Il a cherché une maison à acheter à Miami, puis à New York. À chaque étape, il était frustré par ce qu'il considérait comme un manque de maisons adaptées à la vente.
« En termes de rapport qualité/prix, l'offre est proche de zéro », a déclaré Goognin. Au lieu de cela, il loue un appartement de trois chambres dans un gratte-ciel de luxe de Manhattan pour environ 19 000 dollars par mois.
Goognin fait partie d'un groupe émergent de locataires improbables : les millionnaires. Bien qu'ils soient encore relativement peu nombreux, les locataires millionnaires aux États-Unis sont en hausse, ce qui reflète la façon dont le calcul autour de l'accession à la propriété a changé, même pour les plus riches des États-Unis.
Entre 2018 et 2022, la part des ménages dont le revenu annuel est supérieur à 750 000 dollars et qui louent un logement est passée à 10,5 %, selon les données du recensement IPUMS de l'Université du Minnesota analysées par le Wall Street Journal, soit le niveau le plus élevé depuis le début de l'enquête au milieu des années 2000. Elle était de 8,4 % au cours des cinq années précédentes.
Parmi les ménages dont la valeur nette se situe dans les 5 % les plus riches, la part des locataires est passée à 3,7 % en 2022, selon l'enquête de la Réserve fédérale sur les finances des consommateurs. Il s'agit du niveau le plus élevé depuis le début des années 1990.
« C'est une conversation amusante que nous avons avec beaucoup de nos clients », qui disent : « Wow, j'ai tout cet argent et je n'arrive pas à trouver une maison », a déclaré Ruthie Assouline, co-responsable d'une équipe de Douglas Elliman Real Estate spécialisée dans les ventes de luxe à New York et à Miami.

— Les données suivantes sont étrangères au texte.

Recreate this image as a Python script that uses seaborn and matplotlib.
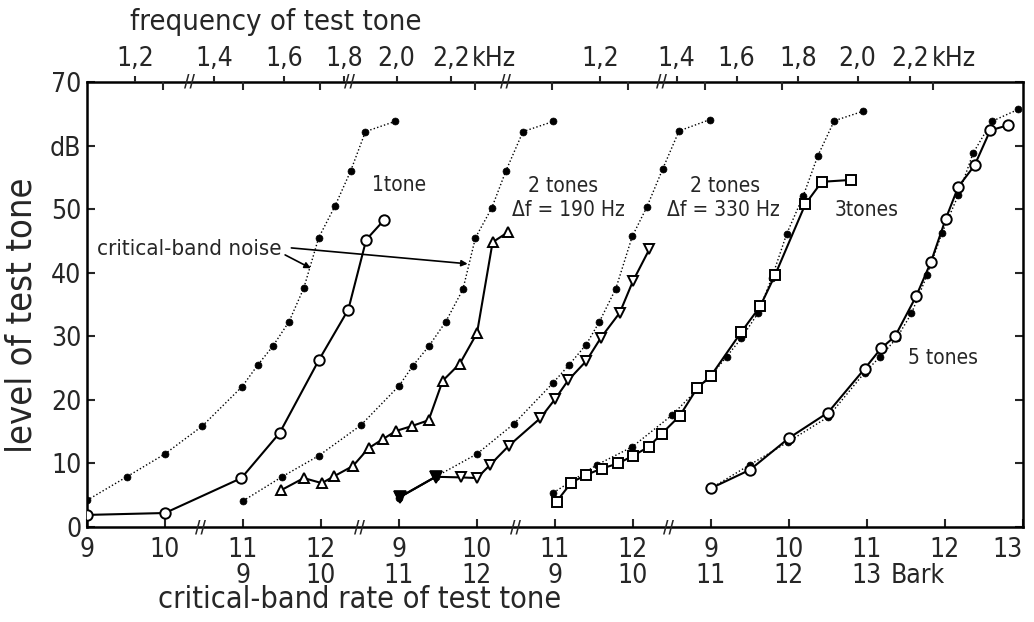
import numpy as np
import pandas as pd
import matplotlib
matplotlib.use("Agg")
import matplotlib.pyplot as plt
import matplotlib.transforms as mtrans
import seaborn as sns

# ---------------- data (x in critical-band-rate axis units of the composite abscissa, y in dB) ------------
noise_1_x = [9.0, 9.51, 10.0, 10.48, 10.99, 11.19, 11.38, 11.59, 11.78, 11.97, 12.18, 12.38, 12.57, 12.95]
noise_1_y = [4.2, 7.9, 11.5, 15.9, 22.1, 25.5, 28.4, 32.3, 37.6, 45.5, 50.5, 56.0, 62.2, 63.8]
tone_1_x = [9.0, 10.0, 10.98, 11.47, 11.97, 12.35, 12.58, 12.81]
tone_1_y = [1.9, 2.2, 7.7, 14.8, 26.2, 34.2, 45.2, 48.3]

noise_2a_x = [11.0, 11.5, 11.97, 12.51, 13.0, 13.18, 13.38, 13.6, 13.82, 13.98, 14.19, 14.37, 14.59, 14.98]
noise_2a_y = [4.1, 7.9, 11.2, 16.0, 22.2, 25.4, 28.4, 32.3, 37.4, 45.5, 50.2, 56.0, 62.2, 63.8]
tone_2a_x = [11.49, 11.78, 12.01, 12.17, 12.41, 12.61, 12.79, 12.96, 13.17, 13.38, 13.56, 13.78, 14.0, 14.2, 14.4]
tone_2a_y = [5.8, 7.7, 6.9, 8.0, 9.6, 12.4, 13.8, 15.1, 15.9, 16.8, 23.0, 25.7, 30.5, 44.8, 46.4]

noise_2b_x = [13.0, 13.47, 14.0, 14.47, 14.97, 15.18, 15.4, 15.57, 15.78, 15.99, 16.18, 16.38, 16.59, 16.99]
noise_2b_y = [4.6, 7.9, 11.5, 16.2, 22.6, 25.5, 28.7, 32.3, 37.5, 45.7, 50.4, 56.3, 62.3, 64.1]
tone_2b_x = [13.01, 13.47, 13.8, 14.0, 14.17, 14.41, 14.81, 15.0, 15.17, 15.4, 15.59, 15.83, 16.0, 16.21]
tone_2b_y = [4.7, 7.9, 7.8, 7.7, 9.8, 12.8, 17.1, 20.1, 23.1, 26.1, 29.8, 33.7, 38.7, 43.7]

noise_3_x = [14.98, 15.54, 15.99, 16.5, 17.0, 17.2, 17.39, 17.6, 17.78, 17.97, 18.18, 18.37, 18.58, 18.95]
noise_3_y = [5.4, 9.8, 12.6, 17.6, 23.8, 26.8, 29.7, 33.6, 39.2, 46.1, 52.0, 58.4, 63.9, 65.4]
tone_3_x = [15.02, 15.21, 15.4, 15.6, 15.81, 16.0, 16.2, 16.37, 16.6, 16.82, 17.0, 17.39, 17.63, 17.82, 18.21, 18.42, 18.8]
tone_3_y = [4.0, 7.0, 8.2, 9.2, 10.0, 11.2, 12.6, 14.7, 17.5, 21.8, 23.8, 30.7, 34.7, 39.6, 50.8, 54.3, 54.6]

noise_5_x = [17.0, 17.5, 17.99, 18.5, 18.97, 19.17, 19.38, 19.57, 19.77, 19.96, 20.17, 20.36, 20.6, 20.94]
noise_5_y = [6.1, 9.8, 13.4, 17.3, 24.3, 26.8, 29.7, 33.6, 39.6, 46.2, 52.2, 58.8, 63.8, 65.7]
tone_5_x = [17.0, 17.5, 18.0, 18.5, 18.97, 19.18, 19.36, 19.63, 19.82, 20.01, 20.17, 20.38, 20.58, 20.81]
tone_5_y = [6.1, 9.0, 14.0, 18.0, 24.9, 28.1, 30.0, 36.3, 41.7, 48.5, 53.5, 56.9, 62.4, 63.2]

# axis labels
bottom_ticks = list(range(9, 22))
bottom_row1 = ["9", "10", "11", "12", "9", "10", "11", "12", "9", "10", "11", "12", "13"]
bottom_row2 = ["", "", "9", "10", "11", "12", "9", "10", "11", "12", "13", "", ""]
top_freq_pos = [9.615, 10.63, 11.53, 12.3, 12.97, 13.67, 15.58, 16.56, 17.33, 18.12, 18.88, 19.55]
top_freq_labels = ["1,2", "1,4", "1,6", "1,8", "2,0", "2,2", "1,2", "1,4", "1,6", "1,8", "2,0", "2,2"]
top_minor_pos = [9.97, 11.0, 11.99, 13.97, 14.96, 15.94, 16.92, 17.91, 19.85]
y_ticks = [0, 10, 20, 30, 40, 50, 60, 70]
y_tick_labels = ["0", "10", "20", "30", "40", "50", "dB", "70"]
bottom_breaks = [10.45, 12.5, 14.49, 16.45]
top_breaks = [10.32, 12.37, 14.36, 16.37]

# ---------------- style ----------------
sns.set_style("white")
plt.rcParams["font.family"] = ["Liberation Sans Narrow", "DejaVu Sans"]
plt.rcParams["font.stretch"] = "condensed"
TICK_FS = 19
LAB_FS = 21
XLAB_FS = 22
YLAB_FS = 26
ANN_FS = 15

fig = plt.figure(figsize=(10.34, 6.22), dpi=100)
ax = fig.add_axes([87 / 1034, 1 - 527 / 622, (1023 - 87) / 1034, (527 - 82) / 622])

noise_kw = dict(color="black", lw=1.0, linestyle=(0, (1, 1.6)), marker="o", markersize=5,
                markerfacecolor="black", markeredgecolor="black", markeredgewidth=0.5)
tone_kw = dict(color="black", lw=1.5, linestyle="-", markersize=7.5, markerfacecolor="white",
               markeredgecolor="black", markeredgewidth=1.4)

series = [
    (noise_1_x, noise_1_y, tone_1_x, tone_1_y, "o"),
    (noise_2a_x, noise_2a_y, tone_2a_x, tone_2a_y, "^"),
    (noise_2b_x, noise_2b_y, tone_2b_x, tone_2b_y, "v"),
    (noise_3_x, noise_3_y, tone_3_x, tone_3_y, "s"),
    (noise_5_x, noise_5_y, tone_5_x, tone_5_y, "o"),
]
for nx, ny, tx, ty, mk in series:
    sns.lineplot(x=nx, y=ny, ax=ax, estimator=None, sort=False, zorder=3, **noise_kw)
for nx, ny, tx, ty, mk in series:
    sns.lineplot(x=tx, y=ty, ax=ax, estimator=None, sort=False, marker=mk, zorder=4, **tone_kw)
# the first two 2-tone (330 Hz) points coincide with the noise points and appear filled
sns.lineplot(x=tone_2b_x[:2], y=tone_2b_y[:2], ax=ax, estimator=None, sort=False, marker="v",
             zorder=5, color="black", lw=1.5, markersize=8, markerfacecolor="black",
             markeredgecolor="black", markeredgewidth=1.2)

ax.set_xlim(9, 21)
ax.set_ylim(0, 70)
ax.set_xlabel("")
ax.set_ylabel("")

for s in ax.spines.values():
    s.set_visible(True)
    s.set_linewidth(1.8)
    s.set_color("black")

ax.set_xticks(bottom_ticks)
ax.set_xticklabels([f"{a}\n{b}" if b else a for a, b in zip(bottom_row1, bottom_row2)],
                   fontsize=TICK_FS, linespacing=1.0, va="top")
last = ax.get_xticklabels()[-1]
last.set_ha("right")
last.set_transform(last.get_transform() + mtrans.ScaledTranslation(10 / 100, 0, fig.dpi_scale_trans))
ax.set_yticks(y_ticks)
ax.set_yticklabels(y_tick_labels, fontsize=TICK_FS)
ax.tick_params(axis="x", direction="in", length=6, width=1.5, pad=7, bottom=True, top=False)
ax.tick_params(axis="y", direction="in", length=6, width=1.5, pad=4, left=True, right=True, labelright=False)

ax2 = ax.twiny()
ax2.set_xlim(ax.get_xlim())
ax2.set_xticks(top_freq_pos)
ax2.set_xticklabels(top_freq_labels, fontsize=TICK_FS)
ax2.set_xticks(top_minor_pos, minor=True)
ax2.tick_params(axis="x", which="major", direction="out", length=4, width=1.5, pad=3)
ax2.tick_params(axis="x", which="minor", direction="in", length=6, width=1.5)
for s in ax2.spines.values():
    s.set_visible(False)
ax2.grid(False)
ax.grid(False)

xt = ax.get_xaxis_transform()
for b in bottom_breaks:
    ax.text(b, 0, "//", transform=xt, ha="center", va="center", fontsize=12, fontweight="bold",
            family="DejaVu Sans", clip_on=False)
for b in top_breaks:
    ax.text(b, 1, "//", transform=xt, ha="center", va="center", fontsize=12, fontweight="bold",
            family="DejaVu Sans", clip_on=False)

# "kHz" suffixes and "Bark"
khz_tr = xt + mtrans.ScaledTranslation(0, 7 / 72, fig.dpi_scale_trans)
ax.text(13.93, 1, "kHz", transform=khz_tr, ha="left", va="bottom", fontsize=TICK_FS, clip_on=False)
ax.text(19.83, 1, "kHz", transform=khz_tr, ha="left", va="bottom", fontsize=TICK_FS, clip_on=False)
ax.text(19.3, 0, "Bark", transform=xt + mtrans.ScaledTranslation(0, -26 / 72, fig.dpi_scale_trans),
        ha="left", va="top", fontsize=TICK_FS, clip_on=False)

# axis titles
fig.text(276 / 1034, 1 - 22 / 622, "frequency of test tone", ha="center", va="center", fontsize=LAB_FS)
fig.text(360 / 1034, 1 - 600 / 622, "critical-band rate of test tone", ha="center", va="center", fontsize=XLAB_FS)
fig.text(22 / 1034, 1 - 315 / 622, "level of test tone", ha="center", va="center", rotation=90, fontsize=YLAB_FS)

# curve annotations
ax.text(12.65, 53.8, "1tone", ha="left", va="center", fontsize=ANN_FS)
ax.text(14.65, 53.6, "2 tones", ha="left", va="center", fontsize=ANN_FS)
ax.text(14.45, 49.9, "Δf = 190 Hz", ha="left", va="center", fontsize=ANN_FS)
ax.text(16.73, 53.6, "2 tones", ha="left", va="center", fontsize=ANN_FS)
ax.text(16.44, 49.9, "Δf = 330 Hz", ha="left", va="center", fontsize=ANN_FS)
ax.text(18.59, 49.9, "3tones", ha="left", va="center", fontsize=ANN_FS)
ax.text(19.53, 26.6, "5 tones", ha="left", va="center", fontsize=ANN_FS)

ax.text(11.5, 43.7, "critical-band noise", ha="right", va="center", fontsize=ANN_FS + 1)
arrow = dict(arrowstyle="-|>", lw=1.2, color="black", mutation_scale=9, shrinkA=0, shrinkB=0)
ax.annotate("", xy=(11.87, 40.7), xytext=(11.54, 42.8), arrowprops=arrow)
ax.annotate("", xy=(13.88, 41.4), xytext=(11.62, 43.9), arrowprops=arrow)

fig.savefig("out.png", dpi=100)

Le flux de logements mis en vente et retirés du marché a considérablement ralenti depuis que la Réserve fédérale a commencé à relever ses taux d’intérêt en 2022. Les taux hypothécaires ont pratiquement doublé depuis lors, laissant de nombreux vendeurs potentiels coincés sur place. L’offre a augmenté ces derniers mois, mais elle est restée inférieure aux niveaux d’avant la pandémie.
Cette pénurie a fait grimper les prix de l’immobilier à des niveaux record. Ensemble, les prix élevés et les taux plus élevés ont rendu l’achat d’un logement moins abordable qu’à n’importe quel autre moment. Il est moins cher de louer que d’acheter dans les 50 principales zones métropolitaines, selon une étude récente de Bankrate.
Les millionnaires ne sont guère une préoccupation dans la crise de l’accessibilité qui a mis l’accession à la propriété hors de portée de millions d’Américains. Ils ont souvent le choix de louer ou non. Ils ont également d’autres moyens de se constituer un patrimoine – par le biais du marché boursier ou de l’immobilier de placement – alors que de nombreux Américains comptent sur l’accession à la propriété pour y parvenir.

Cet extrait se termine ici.